** Start **
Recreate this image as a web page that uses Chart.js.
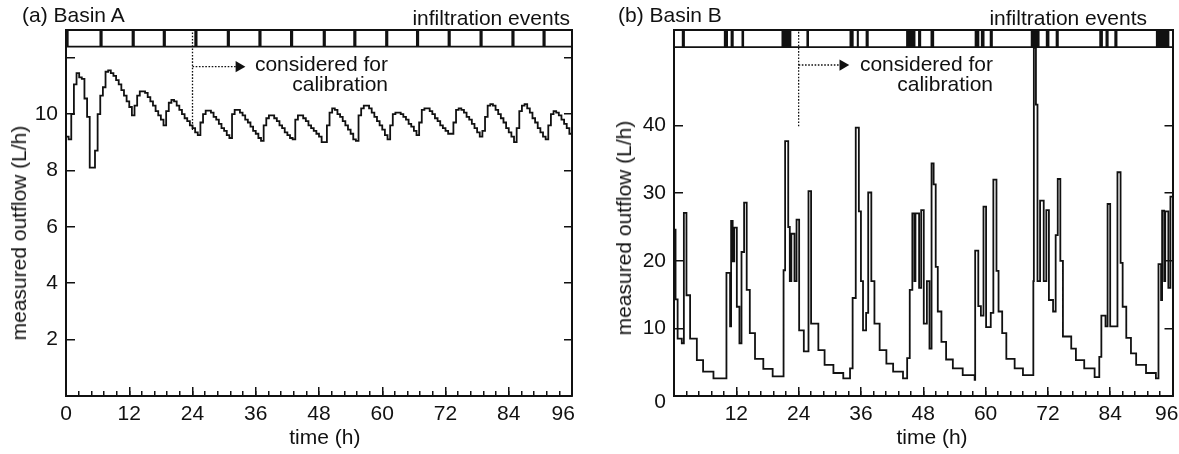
<!DOCTYPE html>
<html>
<head>
<meta charset="utf-8">
<script src="https://cdn.jsdelivr.net/npm/chart.js@4.4.1/dist/chart.umd.min.js"></script>
<style>
  body { margin: 0; background: #fff; width: 1179px; height: 454px; overflow: hidden; position: relative;
         font-family: "Liberation Sans", Arial, Helvetica, sans-serif; color: #111; }
  .panel { position: absolute; top: 0; height: 454px; }
  .txt { position: absolute; font-size: 21px; line-height: 24px; white-space: nowrap; }
  .note { position: absolute; font-size: 21px; line-height: 19.6px; text-align: right; white-space: nowrap; }
  .ytitle { position: absolute; font-size: 21px; line-height: 24px; white-space: nowrap;
            transform: translate(-50%, -50%) rotate(-90deg); }
</style>
</head>
<body>
<div class="panel" style="left:0;width:590px"><canvas id="chartA"></canvas></div>
<div class="panel" style="left:590px;width:589px"><canvas id="chartB"></canvas></div>

<div class="txt" style="left:22px;top:3px">(a) Basin A</div>
<div class="txt" style="right:609px;top:6px">infiltration events</div>
<div class="note" style="right:791px;top:54px">considered for<br>calibration</div>
<div class="ytitle" style="left:18.7px;top:233px">measured outflow (L/h)</div>

<div class="txt" style="left:618px;top:3px">(b) Basin B</div>
<div class="txt" style="right:32px;top:6px">infiltration events</div>
<div class="note" style="right:186px;top:54px">considered for<br>calibration</div>
<div class="ytitle" style="left:623.5px;top:228px">measured outflow (L/h)</div>

<script>
// ---------- data ----------
const stepA = 0.5; // h between samples of basin A
// basin A outflow (L/h), one row = 6 h
const flowA = [
  9.2, 9.1, 10.0, 11.05, 11.45, 11.3, 11.25, 10.55, 9.9, 8.1, 8.1, 8.7,
  10.0, 10.65, 10.95, 11.5, 11.55, 11.45, 11.35, 11.2, 11.05, 10.85, 10.65, 10.45,
  10.25, 9.95, 10.3, 10.65, 10.8, 10.8, 10.75, 10.6, 10.45, 10.3, 10.1, 9.95,
  9.8, 9.6, 10.1, 10.4, 10.5, 10.45, 10.3, 10.15, 10.0, 9.85, 9.75, 9.6,
  9.5, 9.35, 9.25, 9.7, 10.0, 10.12, 10.12, 10.05, 9.9, 9.8, 9.65, 9.5,
  9.4, 9.25, 9.15, 10.0, 10.15, 10.15, 10.05, 9.95, 9.8, 9.7, 9.55, 9.4,
  9.3, 9.15, 9.05, 9.6, 9.85, 9.95, 9.95, 9.85, 9.75, 9.6, 9.5, 9.35,
  9.25, 9.15, 9.1, 9.8, 9.95, 9.95, 9.85, 9.75, 9.6, 9.5, 9.4, 9.3,
  9.2, 9.0, 9.0, 9.6, 10.05, 10.2, 10.15, 10.0, 9.9, 9.75, 9.6, 9.45,
  9.3, 9.1, 9.05, 9.95, 10.2, 10.3, 10.3, 10.2, 10.05, 9.9, 9.75, 9.6,
  9.45, 9.25, 9.1, 9.6, 10.0, 10.05, 10.05, 10.0, 9.9, 9.8, 9.65, 9.55,
  9.4, 9.25, 9.7, 10.15, 10.2, 10.2, 10.1, 10.0, 9.85, 9.75, 9.6, 9.5,
  9.4, 9.3, 9.3, 9.7, 10.15, 10.2, 10.15, 10.05, 9.9, 9.8, 9.65, 9.5,
  9.35, 9.2, 9.4, 9.9, 10.3, 10.35, 10.3, 10.15, 10.0, 9.85, 9.7, 9.5,
  9.35, 9.2, 9.0, 9.5, 10.1, 10.3, 10.35, 10.2, 10.05, 9.85, 9.7, 9.5,
  9.35, 9.2, 9.1, 9.6, 10.0, 10.1, 10.05, 9.95, 9.8, 9.65, 9.5, 9.3,
  9.2
];
const eventStartA = [0, 6.35, 12.45, 18.35, 24.35, 30.5, 36.5, 42.5, 48.7, 54.5, 60.55, 66.4, 72.4, 78.45, 84.5, 90.4];
const eventEndA   = [0.5, 6.95, 13.05, 18.95, 24.95, 31.1, 37.1, 43.1, 49.3, 55.1, 61.15, 67.0, 73.0, 79.05, 85.1, 91.0];

// basin B: times (h) where the measured outflow changes, and the new value (L/h)
const timeB = [
  0, 0.3, 0.7, 1.5, 1.9, 2.4, 3.1, 4.4, 5.6, 7.6,
  10.1, 10.8, 11.0, 11.3, 11.6, 12.1, 12.6, 13.0, 13.5, 14.0,
  14.6, 15.6, 17.2, 19.0, 21.1, 21.4, 22.0, 22.3, 22.6, 23.2,
  23.6, 24.1, 25.0, 25.9, 26.4, 27.8, 29.0, 30.7, 32.6, 33.9,
  34.4, 35.0, 35.6, 36.0, 36.4, 37.0, 37.4, 38.0, 38.6, 39.6,
  40.9, 42.2, 44.1, 44.9, 45.4, 45.9, 46.3, 46.5, 47.2, 47.6,
  48.1, 48.7, 49.2, 49.6, 50.0, 50.4, 50.8, 51.5, 52.4, 53.7,
  55.6, 57.9, 58.0, 58.6, 59.1, 59.6, 60.1, 61.0, 61.5, 62.1,
  62.5, 63.2, 64.0, 65.6, 67.2, 69.2, 69.3, 69.7, 70.0, 70.5,
  71.2, 71.7, 72.2, 73.0, 73.5, 73.9, 74.4, 74.9, 76.5, 77.4,
  79.0, 81.0, 81.9, 82.3, 83.1, 83.5, 84.0, 85.4, 86.0, 86.4,
  87.1, 88.0, 89.0, 90.9, 92.8, 93.3, 93.8, 94.0, 94.4, 94.6,
  95.2, 95.6, 96.0
];
const flowB = [
  24.6, 14.3, 8.5, 7.8, 27.1, 14.9, 8.5, 5.3, 3.6, 2.6,
  18.2, 10.3, 25.9, 19.9, 24.9, 13.2, 7.8, 21.3, 28.6, 15.7,
  9.3, 5.5, 4.0, 2.9, 18.6, 37.7, 25.0, 17.0, 24.0, 17.0,
  26.1, 9.7, 6.6, 30.3, 10.7, 6.8, 4.6, 3.4, 2.6, 4.1,
  14.5, 39.7, 27.3, 17.0, 9.7, 12.3, 30.1, 17.0, 10.7, 6.8,
  4.8, 3.6, 2.6, 5.6, 15.7, 27.0, 17.0, 27.0, 16.0, 27.5,
  10.7, 17.0, 7.0, 34.4, 31.3, 19.1, 12.5, 8.0, 5.4, 4.1,
  3.1, 2.4, 21.5, 13.3, 11.9, 28.0, 10.2, 12.3, 32.0, 18.5,
  12.5, 9.3, 5.5, 4.1, 3.1, 17.0, 51.5, 43.1, 17.0, 28.9,
  17.0, 27.5, 14.2, 12.5, 23.8, 32.1, 20.0, 8.8, 7.0, 5.3,
  4.1, 2.8, 5.8, 11.9, 10.3, 28.4, 10.3, 33.1, 19.7, 13.2,
  8.6, 6.3, 4.6, 3.4, 2.6, 19.5, 14.2, 27.4, 17.0, 27.3,
  16.0, 29.5, 29.5
];
const eventStartB = [1.5, 9.6, 10.9, 13.0, 20.7, 25.5, 33.8, 35.2, 36.9, 44.7, 47.0, 49.4, 57.9, 59.1, 60.8, 68.7, 71.6, 73.5, 81.9, 83.1, 84.8, 92.8];
const eventEndB   = [2.1, 10.4, 11.5, 13.5, 22.6, 26.0, 34.6, 35.6, 37.5, 46.5, 47.6, 50.1, 58.8, 59.8, 61.4, 70.4, 72.3, 74.1, 82.6, 83.7, 85.4, 95.4];

const xMajorTicks = [0, 12, 24, 36, 48, 60, 72, 84, 96];
const xMinorStep = 2.4;
const yTicksA = [2, 4, 6, 8, 10, 12];
const yLabelsA = [2, 4, 6, 8, 10];
const yTicksB = [0, 10, 20, 30, 40];
const yLabelsB = [0, 10, 20, 30, 40];
const calibrationStart = 24;

// ---------- helpers ----------
const INK = '#111';
Chart.defaults.font.family = '"Liberation Sans", Arial, Helvetica, sans-serif';
Chart.defaults.font.size = 21;
Chart.defaults.color = INK;

function stripPoints(starts, ends, base, top) {
  const pts = [{x: 0, y: base}];
  starts.forEach((s, i) => { pts.push({x: s, y: top}); pts.push({x: ends[i], y: base}); });
  pts.push({x: 96, y: base});
  return pts;
}
function fixSize(w, h) {
  return ax => {
    if (w !== null) ax.width = w;
    if (h !== null) ax.height = h;
    ax.paddingLeft = ax.paddingRight = ax.paddingTop = ax.paddingBottom = 0;
  };
}
function setTicks(list) {
  return ax => { ax.ticks = list.map(v => ({value: v})); };
}
const minorTicks = [];
for (let v = 0; v <= 96.001; v += xMinorStep) minorTicks.push(Math.round(v * 10) / 10);

function makePanel(id, p) {
  const line = (data, extra) => Object.assign({
    data, borderColor: INK, pointRadius: 0, fill: false, tension: 0
  }, extra);
  const datasets = [
    line(p.flow, {stepped: true, borderWidth: 1.8}),
    line([{x: 0, y: p.sep}, {x: 96, y: p.sep}], {borderWidth: 1.6}),
    line(stripPoints(p.starts, p.ends, p.sep, p.yMax), {
      stepped: true, borderWidth: 0, borderColor: 'rgba(0,0,0,0)',
      backgroundColor: INK, fill: {value: p.sep}
    }),
    line([{x: calibrationStart, y: p.dotLow}, {x: calibrationStart, y: p.yMax}],
         {borderWidth: 1.3, borderDash: [1.6, 1.6]}),
    line([{x: calibrationStart, y: p.arrowY}, {x: p.arrowX, y: p.arrowY}], {
      borderWidth: 1.3, borderDash: [1.6, 1.6],
      pointRadius: [0, 6.5], pointStyle: 'triangle', rotation: 90,
      pointBackgroundColor: INK, pointBorderColor: INK, pointBorderWidth: 0
    })
  ];
  const tickGrid = len => ({drawOnChartArea: false, tickLength: len, color: INK, lineWidth: 1.5});
  const frame = {color: INK, width: 2};
  return new Chart(document.getElementById(id), {
    type: 'line',
    data: {datasets},
    options: {
      responsive: true, maintainAspectRatio: false, animation: false,
      layout: {padding: p.padding},
      plugins: {legend: {display: false}, tooltip: {enabled: false}},
      scales: {
        x: {
          type: 'linear', min: 0, max: 96, position: 'bottom',
          afterFit: fixSize(null, 58), afterBuildTicks: setTicks(minorTicks),
          grid: tickGrid(-5), border: frame,
          ticks: {
            autoSkip: false, maxRotation: 0, padding: 11,
            callback: v => {
              if (!xMajorTicks.includes(v) || !p.xLabel(v)) return '';
              return v === 96 ? '96' + p.lastPad : String(v);
            }
          },
          title: {display: true, text: p.xTitle, padding: {top: 0, bottom: 3}}
        },
        xMaj: {
          type: 'linear', min: 0, max: 96, position: 'bottom', weight: -1,
          afterFit: fixSize(null, 0), afterBuildTicks: setTicks(xMajorTicks),
          grid: tickGrid(-9), border: {display: false}, ticks: {display: false}
        },
        xTop: {
          type: 'linear', min: 0, max: 96, position: 'top',
          afterFit: fixSize(null, 0),
          grid: {drawOnChartArea: false, drawTicks: false}, border: frame, ticks: {display: false}
        },
        y: {
          type: 'linear', min: 0, max: p.yMax,
          afterFit: fixSize(66, null), afterBuildTicks: setTicks(p.yTicks),
          grid: tickGrid(-9), border: frame,
          ticks: {
            padding: 17, font: {lineHeight: 0.6},
            // the "0" of panel b sits a little under its tick
            callback: v => !p.yLabels.includes(v) ? '' : (v === 0 ? ['', '0'] : String(v))
          }
        },
        yR: {
          type: 'linear', min: 0, max: p.yMax, position: 'right',
          afterFit: fixSize(0, null), afterBuildTicks: setTicks(p.yTicks),
          grid: tickGrid(-8), border: frame, ticks: {display: false}
        }
      }
    }
  });
}

// ---------- panels ----------
const seriesA = flowA.map((v, i) => ({x: i * stepA, y: v}));
makePanel('chartA', {
  flow: seriesA, starts: eventStartA, ends: eventEndA,
  yMax: 12.98, sep: 12.39, dotLow: 9.43, arrowY: 11.68, arrowX: 32.8,
  yTicks: yTicksA, yLabels: yLabelsA,
  xLabel: v => true, lastPad: '\u00a0\u00a0\u00a0', xTitle: '\u00a0\u00a0time (h)',
  padding: {left: 0, right: 18, top: 30, bottom: 0}
});

const seriesB = timeB.map((t, i) => ({x: t, y: flowB[i]}));
makePanel('chartB', {
  flow: seriesB, starts: eventStartB, ends: eventEndB,
  yMax: 54.14, sep: 51.6, dotLow: 39.9, arrowY: 48.96, arrowX: 32.5,
  yTicks: yTicksB, yLabels: yLabelsB,
  xLabel: v => v > 0, lastPad: '\u00a0\u00a0', xTitle: '\u00a0\u00a0\u00a0time (h)',
  padding: {left: 18, right: 6, top: 30, bottom: 0}
});
</script>
</body>
</html>
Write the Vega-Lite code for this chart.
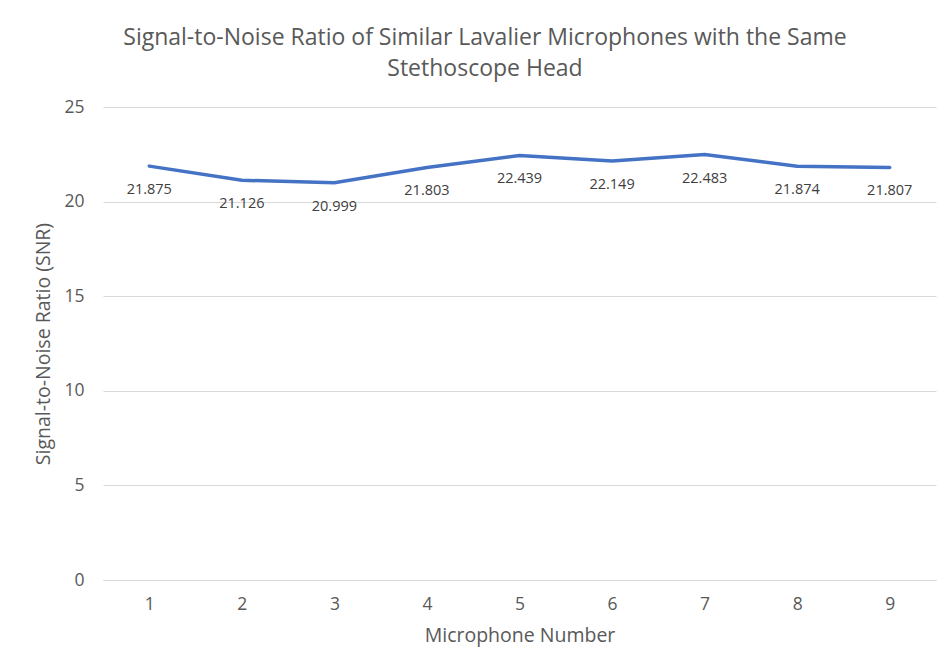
{
  "$schema": "https://vega.github.io/schema/vega-lite/v6.json",
  "width": 833,
  "height": 473,
  "autosize": "none",
  "padding": {"left": 103, "top": 107, "right": 10, "bottom": 91},
  "background": "white",
  "title": {
    "text": ["Signal-to-Noise Ratio of Similar Lavalier Microphones with the Same", "Stethoscope Head"],
    "font": "Open Sans",
    "fontSize": 23,
    "fontWeight": "normal",
    "color": "#595959",
    "lineHeight": 31,
    "anchor": "middle",
    "frame": "bounds",
    "offset": 17
  },
  "config": {
    "view": {"stroke": null},
    "font": "Open Sans"
  },
  "data": {
    "values": [
      {"mic": "1", "snr": 21.875},
      {"mic": "2", "snr": 21.126},
      {"mic": "3", "snr": 20.999},
      {"mic": "4", "snr": 21.803},
      {"mic": "5", "snr": 22.439},
      {"mic": "6", "snr": 22.149},
      {"mic": "7", "snr": 22.483},
      {"mic": "8", "snr": 21.874},
      {"mic": "9", "snr": 21.807}
    ]
  },
  "encoding": {
    "x": {
      "field": "mic",
      "type": "ordinal",
      "scale": {"type": "point", "padding": 0.5},
      "axis": {
        "title": "Microphone Number",
        "labelAngle": 0,
        "labelFontSize": 17.5,
        "labelColor": "#595959",
        "labelPadding": 15,
        "titleFontSize": 19.5,
        "titleFontWeight": "normal",
        "titleColor": "#595959",
        "titlePadding": 14,
        "domain": true,
        "domainColor": "#d9d9d9",
        "domainWidth": 1,
        "ticks": false,
        "grid": false
      }
    },
    "y": {
      "field": "snr",
      "type": "quantitative",
      "scale": {"domain": [0, 25]},
      "axis": {
        "title": "Signal-to-Noise Ratio (SNR)",
        "values": [0, 5, 10, 15, 20, 25],
        "labelFontSize": 17.5,
        "labelColor": "#595959",
        "labelPadding": 19,
        "titleFontSize": 19.5,
        "titleFontWeight": "normal",
        "titleColor": "#595959",
        "titlePadding": 10,
        "domain": false,
        "ticks": false,
        "gridColor": "#d9d9d9",
        "gridWidth": 1
      }
    }
  },
  "layer": [
    {
      "mark": {"type": "line", "color": "#4472C4", "strokeWidth": 3.5, "strokeCap": "round"}
    },
    {
      "mark": {"type": "text", "dy": 24, "fontSize": 14.5, "color": "#404040", "baseline": "middle"},
      "encoding": {"text": {"field": "snr", "type": "quantitative", "format": ".3f"}}
    }
  ]
}
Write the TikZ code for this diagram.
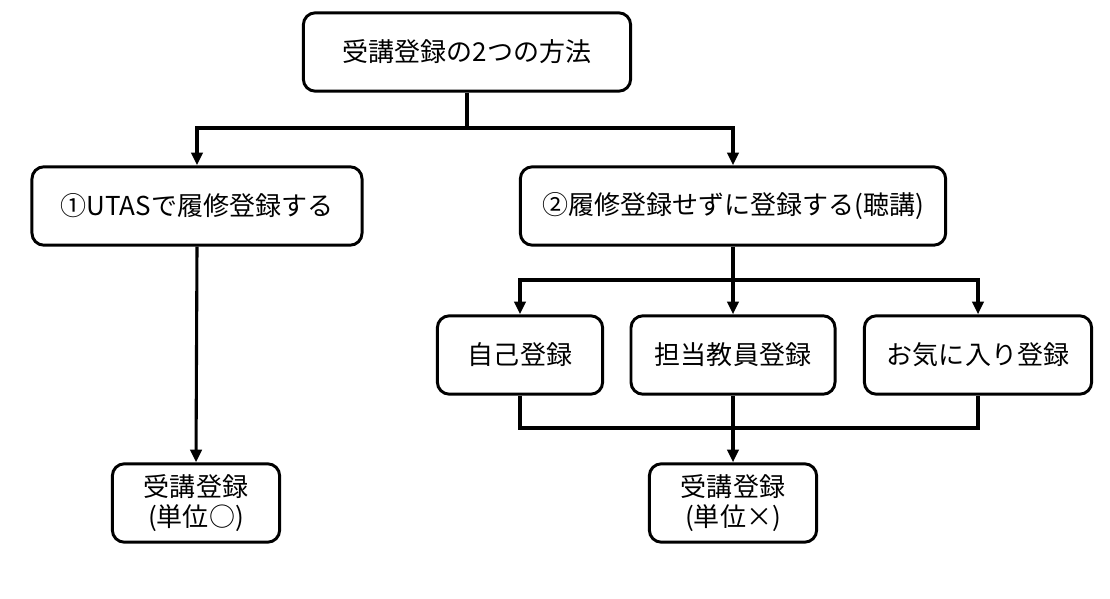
** End **
EXERCISE DESCRIPTION –
Pick out lines containing the word "this", each one as written.

RESULT OF THE TASK –
Recreate this image as a web page that uses Chart.js.
Write the Vega-Lite code for this chart.
Write the TikZ code for this diagram.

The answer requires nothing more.